A leader in the Christian ex-gay movement is slated to speak at a conference of Hispanic evangelical pastors later this month, where she'll present her thoughts on ministering to "LGBT individuals seeking to leave homosexuality."

Janet Boynes, who identified as a lesbian for 14 years and who now leads the anti-LGBT group Called Out Ministries, said in an interview with the The Christian Post that if ministers "don't sway from what the Bible says," gay people "will not remain the same" and can reject their sexual orientation.

She also believes that "true" Christians cannot be gay.

"To honestly believe oneself to be gay and to be living in or presumptuously practicing a homosexual lifestyle, the answer is no, a true born-again believer cannot be a gay Christian," she said. "To claim to be a gay Christian as opposed to one who struggles, would be equivalent to someone claiming to be a Christian Muslim or a Christian Satanist, it's oxymoronic."

She claims LGBT people reject God.

"Two conflicting identities cannot cohabit as one agreeable identity; that is schizophrenia. It is God's will that his born-again children be pure from sexual sin, and anyone who rejects this truth rejects God," she said.

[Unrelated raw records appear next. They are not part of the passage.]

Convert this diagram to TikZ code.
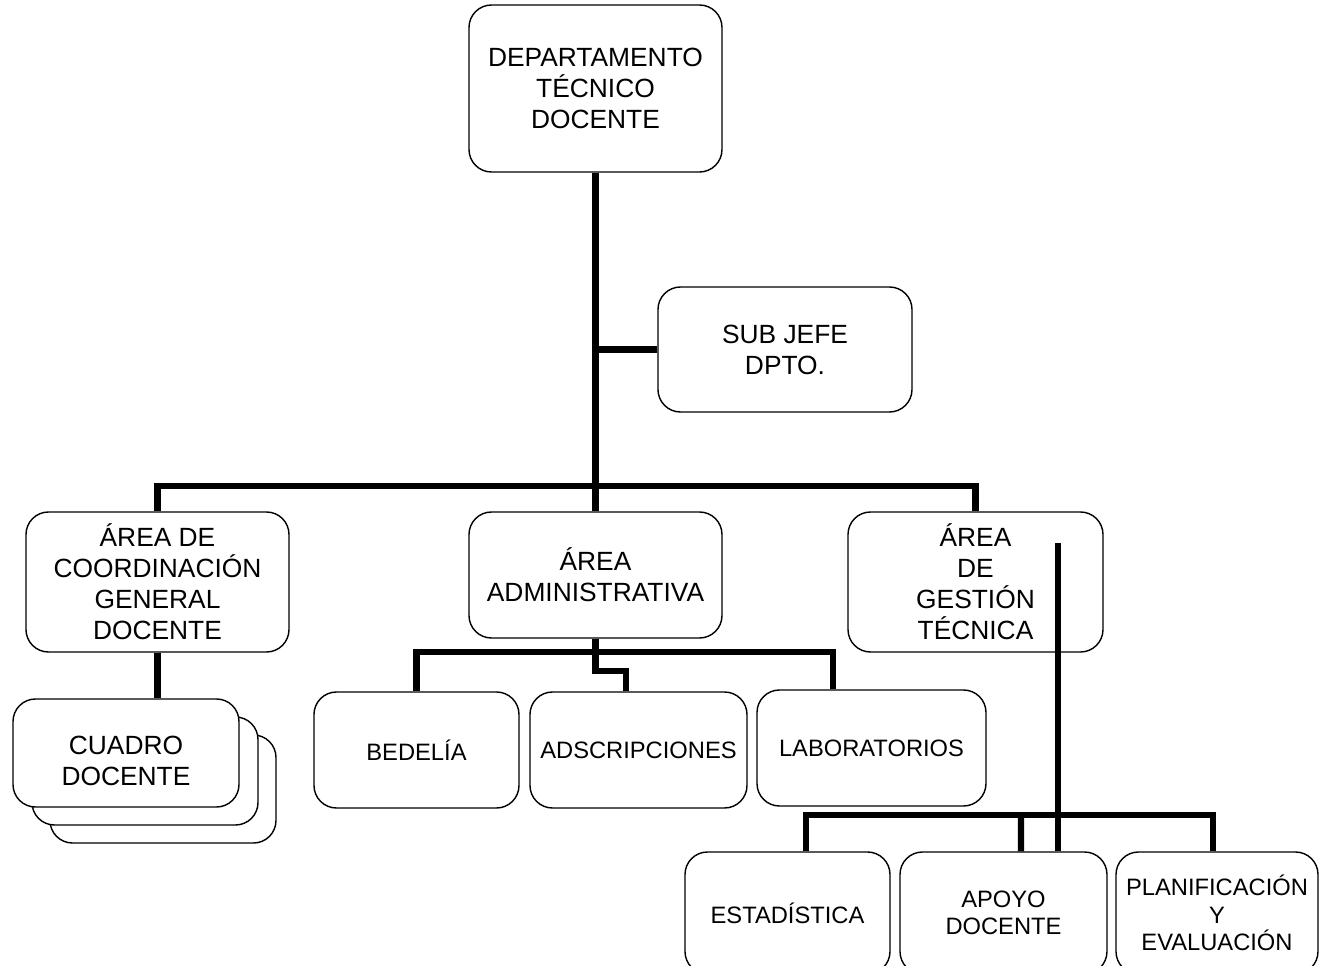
\documentclass[tikz,border=0pt]{standalone}
\usepackage{fontspec}
\setmainfont{Liberation Sans}
\usetikzlibrary{calc}
\tikzset {
  % connector between units
  link/.style = {
    draw = black,
    line width = 3.6pt
  },
  % rounded unit box, width and height in pixels
  unit/.style 2 args = {
    draw = black,
    fill = white,
    line width = 0.8pt,
    rounded corners = 0.45cm,
    minimum width = #1*0.02cm,
    minimum height = #2*0.02cm,
    align = center,
    inner sep = 0,
    font = \fontsize{15}{17.6}\selectfont
  },
  % lower level unit, smaller text
  subunit/.style 2 args = {
    unit = {#1}{#2},
    font = \fontsize{13.5}{15.6}\selectfont
  }
}

\begin{document}
\begin{tikzpicture}[x=0.02cm, y=-0.02cm]
    \useasboundingbox (0,0) rectangle (1323,966);

    \node[unit={253}{167}] (depto) at (595.5,88.5) {DEPARTAMENTO\\TÉCNICO\\DOCENTE};
    \node[unit={254}{125}] (subjefe) at (785,349.5) {SUB JEFE\\DPTO.};

    \node[unit={263}{140}] (coord) at (157.5,582) {ÁREA DE\\COORDINACIÓN\\GENERAL\\DOCENTE};
    \node[unit={253}{126}] (admin) at (595.5,575) {ÁREA\\ADMINISTRATIVA};
    \node[unit={255}{140}] (gestion) at (975.5,582) {ÁREA\\DE\\GESTIÓN\\TÉCNICA};

    % stacked boxes, back to front
    \node[unit={226}{108}] (cuadro-c) at (163,789) {};
    \node[unit={226}{108}] (cuadro-b) at (145,771) {};
    \node[unit={226}{108}] (cuadro) at (126,753) {\rule{0pt}{20pt}CUADRO\\DOCENTE};

    \node[subunit={205}{116}] (bedelia) at (416.5,750) {BEDELÍA};
    \node[subunit={217}{116}] (adscrip) at (638.5,750) {ADSCRIPCIONES};
    \node[subunit={229}{116}] (labor) at (871.5,748) {LABORATORIOS};

    \node[subunit={205}{122}] (estad) at (787.5,913) {ESTADÍSTICA};
    \node[subunit={207}{122}] (apoyo) at (1003.5,913) {APOYO\\DOCENTE};
    \node[subunit={202}{122}] (planif) at (1217,913) {PLANIFICACIÓN\\Y\\EVALUACIÓN};

    \coordinate (adminbus) at (595,652);
    \coordinate (gvtop) at (1058,543);
    \coordinate (gbus) at (1021,815);

    % head and sub chief
    \draw[link] (depto.south) -- (admin.north);
    \draw[link] (subjefe.west) -- (subjefe.west -| depto.south);

    % first level
    \draw[link] (coord.north) -- ++(0,-25) -| (gestion.north);
    \draw[link] (coord.south) -- (coord.south |- cuadro.north);

    % administrative area
    \draw[link] (bedelia.north) |- (adminbus) -| ([xshift=-0.77cm]labor.north);
    \draw[link] (admin.south) -- ++(0,32) -| ([xshift=-0.25cm]adscrip.north);

    % technical area
    \draw[link] (gvtop) -- (gvtop |- apoyo.north);
    \draw[link] ([xshift=0.37cm]estad.north) |- (gbus) -| ([xshift=-0.08cm]planif.north);
    \draw[link] (gbus) -- ([xshift=0.35cm]apoyo.north);
  \end{tikzpicture}
\end{document}
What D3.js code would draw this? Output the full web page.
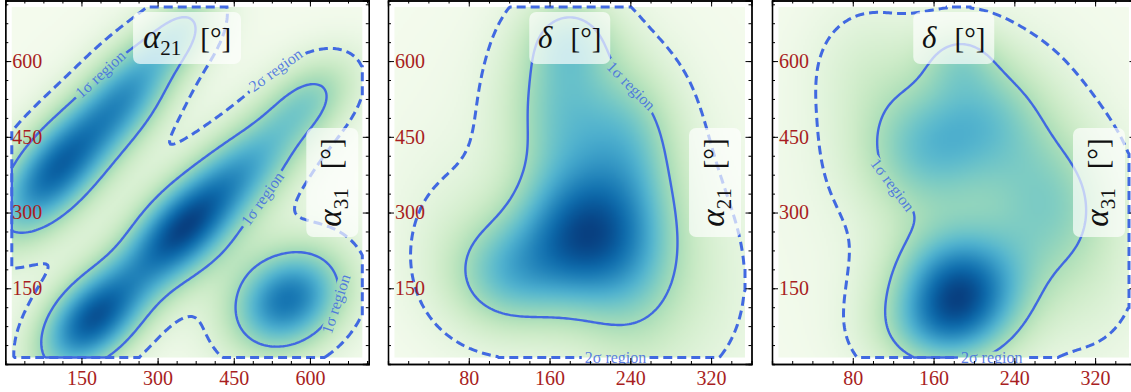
<!DOCTYPE html>
<html>
<head>
<meta charset="utf-8">
<script src="https://cdn.jsdelivr.net/npm/d3@7"></script>
<style>
  body { margin: 0; background: #fff; }
  svg text { font-family: "Liberation Serif", "DejaVu Serif", serif; }
</style>
</head>
<body>
<script>
// tick values of the three panels
var alphaTicks = [150, 300, 450, 600];
var deltaTicks = [80, 160, 240, 320];
var alphaMinor = d3.range(37.5, 716, 37.5);
var deltaMinor = d3.range(20, 360, 20);
var alphaRange = [0, 716];
var alphaRangeY = [0, 720];
var deltaRange = [0, 360];

// probability mass inside the 1 sigma and 2 sigma regions
var sigmaMass = [0.683, 0.954];

// posterior read off the picture as a sum of gaussian bumps
// panel 1 : alpha21 (x) against alpha31 (y)
var a21a31X = [100, 248, 352, 172, 345, 475, 600, 556, 360];
var a21a31Y = [385, 543, 662, 88, 262, 390, 525, 127, 360];
var a21a31SigU = [120, 90, 70, 95, 95, 95, 80, 88, 330];
var a21a31SigV = [58, 55, 45, 58, 58, 58, 52, 70, 330];
var a21a31Ang = [50, 55, 50, 45, 45, 42, 40, 35, 0];
var a21a31W = [1.0, 0.6, 0.4, 1.05, 1.0, 0.6, 0.45, 0.95, 0.05];

// panel 2 : delta (x) against alpha21 (y)
var dA21X = [187, 115, 170, 245, 240, 182, 320, 60, 180];
var dA21Y = [255, 175, 520, 230, 470, 650, 140, 250, 360];
var dA21SigU = [45, 40, 40, 40, 35, 32, 45, 40, 150];
var dA21SigV = [105, 80, 110, 160, 100, 60, 160, 120, 330];
var dA21Ang = [0, 0, 0, 0, 0, 0, 0, 0, 0];
var dA21W = [1.0, 0.55, 0.55, 0.5, 0.35, 0.35, 0.12, 0.1, 0.08];

// panel 3 : delta (x) against alpha31 (y)
var dA31X = [186, 150, 275, 215, 185, 160, 95, 320, 180];
var dA31Y = [146, 420, 320, 500, 610, 60, 590, 150, 360];
var dA31SigU = [46, 48, 45, 45, 28, 45, 40, 40, 150];
var dA31SigV = [85, 95, 110, 90, 50, 60, 90, 120, 330];
var dA31Ang = [0, 0, 0, 0, 0, 0, 0, 0, 0];
var dA31W = [1.0, 0.5, 0.45, 0.4, 0.25, 0.3, 0.14, 0.1, 0.08];

function comps(cx, cy, su, sv, ang, w) {
  return cx.map(function(d, i) {
    var a = ang[i] * Math.PI / 180;
    return { x: d, y: cy[i], su: su[i], sv: sv[i], c: Math.cos(a), s: Math.sin(a), w: w[i] };
  });
}

var panels = [
  { left: 5.3, xDom: alphaRange, yDom: alphaRangeY, xTicks: alphaTicks, xMinor: alphaMinor,
    top: "a21", side: "a31", comps: comps(a21a31X, a21a31Y, a21a31SigU, a21a31SigV, a21a31Ang, a21a31W),
    labels: [
      { t: "1σ region", lev: 0, at: [193, 566] },
      { t: "2σ region", lev: 1, at: [528, 591] },
      { t: "1σ region", lev: 0, at: [496, 334] },
      { t: "1σ region", lev: 0, at: [644, 121] }
    ] },
  { left: 388, xDom: deltaRange, yDom: alphaRangeY, xTicks: deltaTicks, xMinor: deltaMinor,
    top: "d", side: "a21", comps: comps(dA21X, dA21Y, dA21SigU, dA21SigV, dA21Ang, dA21W),
    labels: [
      { t: "1σ region", lev: 0, at: [256, 581] },
      { t: "2σ region", lev: 1, at: [226, 12] }
    ] },
  { left: 772, xDom: deltaRange, yDom: alphaRangeY, xTicks: deltaTicks, xMinor: deltaMinor,
    top: "d", side: "a31", comps: comps(dA31X, dA31Y, dA31SigU, dA31SigV, dA31Ang, dA31W),
    labels: [
      { t: "1σ region", lev: 0, at: [115, 348] },
      { t: "2σ region", lev: 1, at: [218, 8] }
    ] }
];

var pw = 363.5, ph = 363.5, inset = 6.5;
var nx = 180, ny = 180;
var lineColor = "#4169e1", tickColor = "#a81e22";

var svg = d3.select("body").append("svg")
  .attr("width", 1131)
  .attr("height", 392);
var defs = svg.append("defs");

function density(cs, x, y) {
  var v = 0;
  for (var k = 0; k < cs.length; k++) {
    var c = cs[k], dx = x - c.x, dy = y - c.y;
    var u = dx * c.c + dy * c.s, w = -dx * c.s + dy * c.c;
    v += c.w * Math.exp(-0.5 * (u * u / (c.su * c.su) + w * w / (c.sv * c.sv)));
  }
  return v;
}

// writes alpha_ij or delta, followed by [deg]
function mathLabel(text, name) {
  if (name == "d") {
    text.append("tspan").attr("font-style", "italic").text("δ");
    text.append("tspan").attr("dx", 18).attr("font-size", "29px").text("[°]");
  } else {
    text.append("tspan").attr("font-style", "italic").attr("font-size", "33px").text("α");
    text.append("tspan").attr("font-size", "21px").attr("dy", 7).text(name.slice(1));
    text.append("tspan").attr("dy", -7).attr("dx", 19).attr("font-size", "29px").text("[°]");
  }
}

panels.forEach(function(p, k) {
  var g = svg.append("g").attr("transform", "translate(" + p.left + ",0.5)");
  var x = d3.scaleLinear().domain(p.xDom).range([0, pw]);
  var y = d3.scaleLinear().domain(p.yDom).range([ph, 0]);

  defs.append("clipPath").attr("id", "clip" + k)
    .append("rect").attr("width", pw).attr("height", ph);

  // density on a grid inside the axes
  var gw = pw - 2 * inset, gh = ph - 2 * inset;
  var cw = gw / nx, ch = gh / ny;
  var values = new Float64Array(nx * ny);
  for (var j = 0; j < ny; j++) {
    for (var i = 0; i < nx; i++) {
      values[j * nx + i] = density(p.comps,
        x.invert(inset + (i + 0.5) * cw), y.invert(inset + (j + 0.5) * ch));
    }
  }
  var vmax = d3.max(values);
  var total = d3.sum(values);
  var sorted = Array.from(values).sort(function(a, b) { return b - a; });
  var levels = sigmaMass.map(function(f) {
    var acc = 0;
    for (var q = 0; q < sorted.length; q++) {
      acc += sorted[q];
      if (acc >= f * total) return sorted[q];
    }
    return sorted[sorted.length - 1];
  });

  var color = d3.scaleSequential(d3.interpolateGnBu).domain([0, vmax]);
  var canvas = document.createElement("canvas");
  canvas.width = nx; canvas.height = ny;
  var ctx = canvas.getContext("2d");
  var img = ctx.createImageData(nx, ny);
  for (var q = 0; q < values.length; q++) {
    var c = d3.rgb(color(values[q]));
    img.data[q * 4] = c.r; img.data[q * 4 + 1] = c.g; img.data[q * 4 + 2] = c.b; img.data[q * 4 + 3] = 255;
  }
  ctx.putImageData(img, 0, 0);

  var plot = g.append("g").attr("clip-path", "url(#clip" + k + ")");
  plot.append("image")
    .attr("x", inset).attr("y", inset)
    .attr("width", gw).attr("height", gh)
    .attr("preserveAspectRatio", "none")
    .attr("href", canvas.toDataURL());

  var contours = d3.contours().size([nx, ny]).thresholds(levels)(values);
  var toPx = d3.geoTransform({ point: function(a, b) { this.stream.point(inset + a * cw, inset + b * ch); } });
  var path = d3.geoPath(toPx);

  var mask = defs.append("mask").attr("id", "mask" + k).attr("maskUnits", "userSpaceOnUse")
    .attr("x", -10).attr("y", -10).attr("width", pw + 20).attr("height", ph + 20);
  mask.append("rect").attr("x", -10).attr("y", -10).attr("width", pw + 20).attr("height", ph + 20).attr("fill", "white");

  var lines = plot.append("g").attr("mask", "url(#mask" + k + ")");
  lines.selectAll("path")
    .data(contours)
    .enter().append("path")
    .attr("d", path)
    .attr("fill", "none")
    .attr("stroke", lineColor)
    .attr("stroke-width", function(d) { return d.value == levels[1] ? 3 : 2.4; })
    .attr("stroke-dasharray", function(d) { return d.value == levels[1] ? "9,5" : null; });

  // contour labels sit on the nearest point of their contour
  p.labels.forEach(function(l) {
    var cont = contours.filter(function(c) { return c.value == levels[l.lev]; })[0];
    var tx = x(l.at[0]), ty = y(l.at[1]);
    var best = null, bd = Infinity;
    cont.coordinates.forEach(function(poly) {
      poly.forEach(function(ring) {
        ring.forEach(function(pt, idx) {
          var px = inset + pt[0] * cw, py = inset + pt[1] * ch;
          var dd = (px - tx) * (px - tx) + (py - ty) * (py - ty);
          if (dd < bd) { bd = dd; best = { ring: ring, idx: idx, px: px, py: py }; }
        });
      });
    });
    var r = best.ring, n = r.length;
    var a = r[(best.idx - 4 + n) % n], b = r[(best.idx + 4) % n];
    var ang = Math.atan2((b[1] - a[1]) * ch, (b[0] - a[0]) * cw) * 180 / Math.PI;
    if (ang > 90) ang -= 180;
    if (ang < -90) ang += 180;
    var lab = plot.append("text")
      .attr("transform", "translate(" + best.px + "," + best.py + ") rotate(" + ang + ")")
      .attr("text-anchor", "middle")
      .attr("dy", "0.33em")
      .attr("font-size", "16px")
      .attr("fill", lineColor)
      .attr("fill-opacity", 0.85)
      .text(l.t);
    var len = lab.node().getComputedTextLength();
    mask.append("rect")
      .attr("transform", "translate(" + best.px + "," + best.py + ") rotate(" + ang + ")")
      .attr("x", -len / 2 - 3).attr("y", -6)
      .attr("width", len + 6).attr("height", 12)
      .attr("fill", "black");
  });

  // axes, ticks pointing inwards on all sides
  function styleAxis(sel) {
    sel.select(".domain").attr("stroke", "#000").attr("stroke-width", 1.3);
    sel.selectAll(".tick line").attr("stroke", "#000").attr("stroke-width", 1);
  }
  var fmt = function() { return ""; };
  g.append("g").attr("transform", "translate(0," + ph + ")")
    .call(d3.axisBottom(x).tickValues(p.xMinor).tickSize(-3).tickFormat(fmt)).call(styleAxis);
  g.append("g").attr("transform", "translate(0," + ph + ")")
    .call(d3.axisBottom(x).tickValues(p.xTicks).tickSizeInner(-6).tickSizeOuter(0).tickPadding(7))
    .call(styleAxis)
    .call(function(s) {
      s.selectAll("text").attr("fill", tickColor).attr("font-size", "20px")
        .attr("font-family", "Liberation Serif, serif");
    });
  g.append("g")
    .call(d3.axisTop(x).tickValues(p.xMinor).tickSize(-3).tickFormat(fmt)).call(styleAxis);
  g.append("g")
    .call(d3.axisTop(x).tickValues(p.xTicks).tickSize(-6).tickFormat(fmt)).call(styleAxis);
  g.append("g")
    .call(d3.axisLeft(y).tickValues(alphaMinor).tickSize(-3).tickFormat(fmt)).call(styleAxis);
  g.append("g")
    .call(d3.axisLeft(y).tickValues(alphaTicks).tickSizeInner(-6).tickSizeOuter(0))
    .call(styleAxis)
    .call(function(s) {
      s.selectAll("text").attr("fill", tickColor).attr("font-size", "20px")
        .attr("font-family", "Liberation Serif, serif")
        .attr("x", 7).attr("text-anchor", "start");
    });
  g.append("g").attr("transform", "translate(" + pw + ",0)")
    .call(d3.axisRight(y).tickValues(alphaMinor).tickSize(-3).tickFormat(fmt)).call(styleAxis);
  g.append("g").attr("transform", "translate(" + pw + ",0)")
    .call(d3.axisRight(y).tickValues(alphaTicks).tickSize(-6).tickFormat(fmt)).call(styleAxis);

  // parameter names in translucent boxes
  var topW = p.top == "d" ? 81 : 108;
  g.append("rect")
    .attr("x", pw / 2 - topW / 2).attr("y", 11.5)
    .attr("width", topW).attr("height", 52).attr("rx", 7)
    .attr("fill", "#fff").attr("fill-opacity", 0.68);
  var tt = g.append("text")
    .attr("x", pw / 2).attr("y", 47)
    .attr("text-anchor", "middle")
    .attr("font-size", "31px")
    .attr("fill", "#111");
  mathLabel(tt, p.top);

  var side = g.append("g").attr("transform", "translate(" + 327 + "," + 182 + ") rotate(-90)");
  side.append("rect")
    .attr("x", -54.5).attr("y", -26)
    .attr("width", 109).attr("height", 52).attr("rx", 7)
    .attr("fill", "#fff").attr("fill-opacity", 0.68);
  var st = side.append("text")
    .attr("y", 9)
    .attr("text-anchor", "middle")
    .attr("font-size", "31px")
    .attr("fill", "#111");
  mathLabel(st, p.side);
});
</script>
</body>
</html>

Boynes will speak at the Una Voz conference in San Diego at the end of April. The event is sponsored by the National Hispanic Christian Leadership Conference, which calls itself "the largest Latino Christian organization in America," representing "40,118 evangelical congregations and 52 denominations."

The belief that sexual orientation can be altered through prayer is rejected by most mainstream Christian denominations.

So-called conversion therapy is a controversial and scientifically discredited movement that purports to alter one's sexuality. It is banned for use on minors in California and New Jersey.

According to the American Psychological Association, these therapies are "based on a view of homosexuality that has been rejected by all the major mental health professions."

Last summer an ex-gay event in Washington, D.C., planned for thousands of participants. but fewer than a dozen actually participated, according to LGBTQNation.com.